I recently commented on a blog post written by Chad Jackson of Lifecycle Insights that raised a question on the difference between PLM applications and PPM applications. It sparked an interesting debate amongst several folks in the industry. Here's my point of view:

PLM -- Product Lifecycle Management -- lives more in the design and engineering aspects of the product development lifecycle, which are at the core of the PLM value proposition. The Product Portfolio Management, or PPM, aspect is essential as it relates to improving product innovation, especially in the areas of understanding the front-end of the pipeline, optimizing the portfolio, building credible capacity plans and product roadmaps, and then managing effective project execution. This comprehensive approach really helps product development teams maximize their capacity to innovate with their inherently constrained resources.

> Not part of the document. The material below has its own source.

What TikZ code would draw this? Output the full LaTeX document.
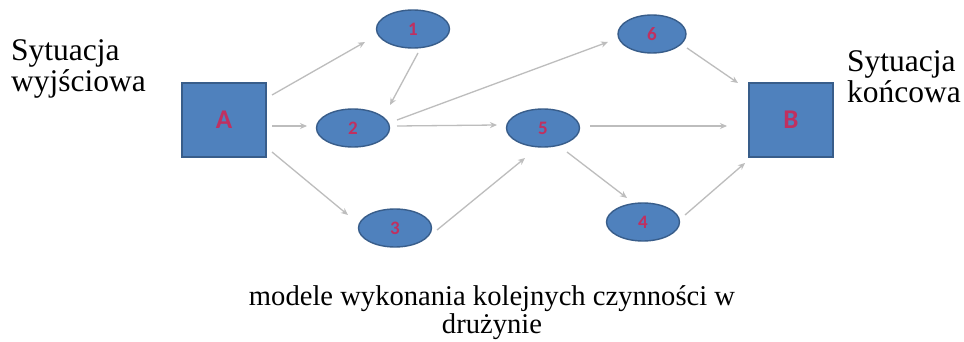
\documentclass[tikz,border=0pt]{standalone}
\usepackage{fontspec}
\setmainfont{Liberation Serif}
\newfontfamily\lblfont{Carlito}
\usetikzlibrary{shapes.geometric,arrows.meta}
\definecolor{boxblue}{HTML}{4F81BD}
\definecolor{boxedge}{HTML}{385D8A}
\definecolor{lblred}{RGB}{192,48,96}
\definecolor{arrgray}{HTML}{BDBDBD}
\tikzset{
  box/.style={rectangle, fill=boxblue, draw=boxedge, line width=1.2pt, minimum width=84pt, minimum height=74pt, inner sep=0pt, text=lblred, font=\lblfont\bfseries\fontsize{27}{27}\selectfont},
  oval/.style={ellipse, fill=boxblue, draw=boxedge, line width=1.4pt, minimum width=73pt, minimum height=38pt, inner sep=0pt, text=lblred, font=\lblfont\bfseries\fontsize{19}{19}\selectfont},
  arr/.style={draw=arrgray, line width=1.3pt, -{Stealth[length=7pt,width=6pt]}},
  sidetext/.style={align=left, anchor=base west, inner sep=0pt, font=\fontsize{31.5}{31}\selectfont},
  captext/.style={align=center, anchor=base, inner sep=0pt, font=\fontsize{28.6}{28}\selectfont}
}
\begin{document}
\begin{tikzpicture}[x=1pt, y=-1pt]
\useasboundingbox (0,0) rectangle (964,342);
\fill[white] (0,0) rectangle (964,342);
% nodes
\node[box] (A) at (224,120) {A};
\node[box] (B) at (791,120) {B};
\node[oval] (n1) at (413,29) {1};
\node[oval] (n2) at (353,128) {2};
\node[oval] (n3) at (395,228) {3};
\node[oval] (n4) at (643,222) {4};
\node[oval] (n5) at (543,128) {5};
\node[oval, minimum width=68pt] (n6) at (652,34) {6};
% texts
\node[sidetext] (lt) at (11,92) {Sytuacja\\wyjściowa};
\node[sidetext] (rt) at (847,103) {Sytuacja\\końcowa};
\node[captext] (cap) at (492,333) {modele wykonania kolejnych czynności w\\drużynie};
% arrows
\draw[arr] ([shift={(48,-25)}]A.center) -- ([shift={(-48,13)}]n1.center);
\draw[arr] ([shift={(5,24)}]n1.center) -- ([shift={(37,-23)}]n2.center);
\draw[arr] ([shift={(48,6)}]A.center) -- ([shift={(-46,-2)}]n2.center);
\draw[arr] ([shift={(48,32)}]A.center) -- ([shift={(-47,-13)}]n3.center);
\draw[arr] ([shift={(44,-8)}]n2.center) -- ([shift={(-44,8)}]n6.center);
\draw[arr] ([shift={(44,-2)}]n2.center) -- ([shift={(-46,-3)}]n5.center);
\draw[arr] ([shift={(47,-2)}]n5.center) -- ([shift={(-64,6)}]B.center);
\draw[arr] ([shift={(35,14)}]n6.center) -- ([shift={(-53,-37)}]B.center);
\draw[arr] ([shift={(42,2)}]n3.center) -- ([shift={(-18,30)}]n5.center);
\draw[arr] ([shift={(24,24)}]n5.center) -- ([shift={(-16,-24)}]n4.center);
\draw[arr] ([shift={(42,-7)}]n4.center) -- ([shift={(-46,43)}]B.center);
\end{tikzpicture}
\end{document}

Both PLM and PPM can take an end-to-end approach -- it just depends on what "ends" you're focused on -- and bringing the two together is vital, especially for complex manufacturing-type product organizations. PLM operates at the engineering execution platform level, managing detailed processes and the exponential number of design and engineering artifacts required to bring complex products to market. PPM operates closer to the business dimensions of the organization by focusing on managing demand versus resources, tying the total cost of development of new products (and more on that below), as well as maintaining existing products with revenue and margin those products create.

About "total cost of development," note that, from the Planview perspective, this does include all work. Whether it's packaging design work that needs to be completed prior to launch, the ongoing costs of maintaining products and making incremental enhancements, research on new manufacturing techniques, brand and competitive analysis studies that need to be integrated into the marketing campaign, or the actual development of the product, our philosophy is that ALL work that is necessary to get a product to market should be included as part of the total cost of development and thus factored into revenue forecasts and margin projections.